New test first to accurately diagnose Parkinson's
Imaging tool reveals evidence of disease
In 2007, Harriet Seidman started having mild tremors that led her doctor to conclude she had Parkinson's disease.
"I accepted the diagnosis, and every day I thought I was getting worse and everything that happened to me I thought was Parkinson's," Seidman said.
At the time, the only way to diagnose Parkinson's was through a series of observations and evaluations that were never entirely conclusive.
Now, doctors at the Cleveland Clinic Florida are working with a diagnostic tool that eliminates the guesswork.
"We can actually see the metabolic structure of the basal ganglia, where we believe the symptoms of Parkinson's disease sort of start," said Dr.
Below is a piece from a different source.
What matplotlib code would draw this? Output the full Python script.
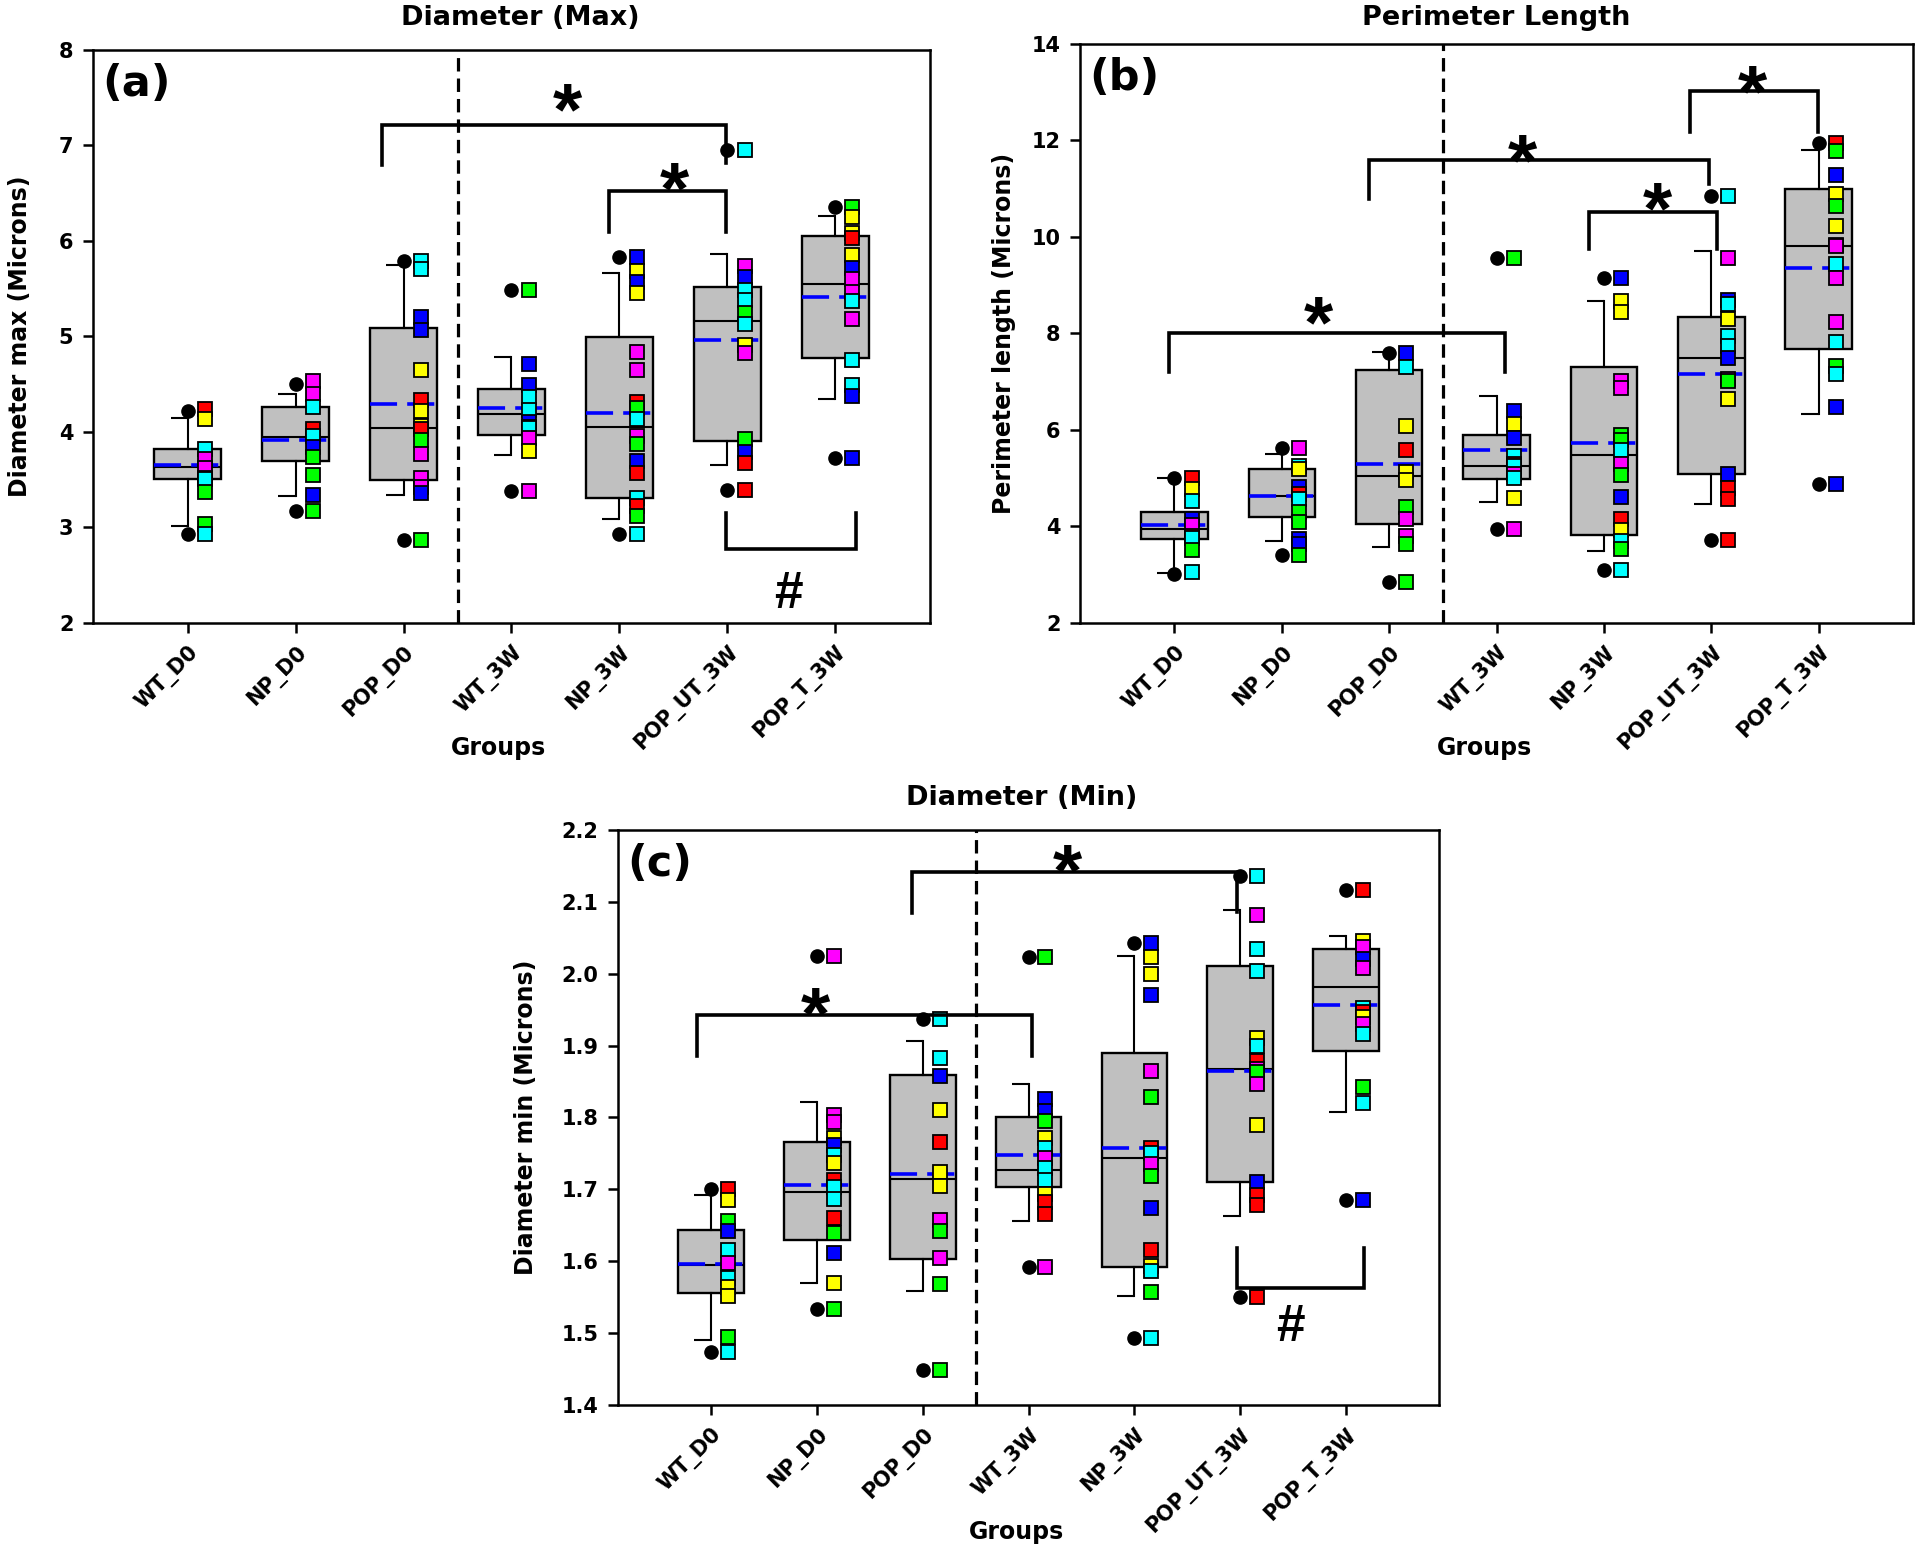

Nestor Galvez, a neurologist with Cleveland Clinic Florida in Weston.
The test involves injecting the patient with a radiopharmaceutical dye that works with imaging tools to detect dopamine transporters in the brain.
A lack of dopamine can affect the ability to control body movements.
"If the person wants to know and he has questions in his mind, sometimes the test just helps to put things to rest," said Galvez.
The test not only confirms the presence of Parkinson's but also serves as a baseline to evaluate progression of the disease, allowing a doctor and patient to determine a course of action.
"So the person who is at the active phases of their life, they're working and they're active and they have this becoming a nuisance, you can actually treat them now with more conviction," said Galvez.
The test showed conclusively that Seidman does have a mild form of Parkinson's, which she actually finds reassuring.
"It allows me to know what my limitations are and what I can expect," she said.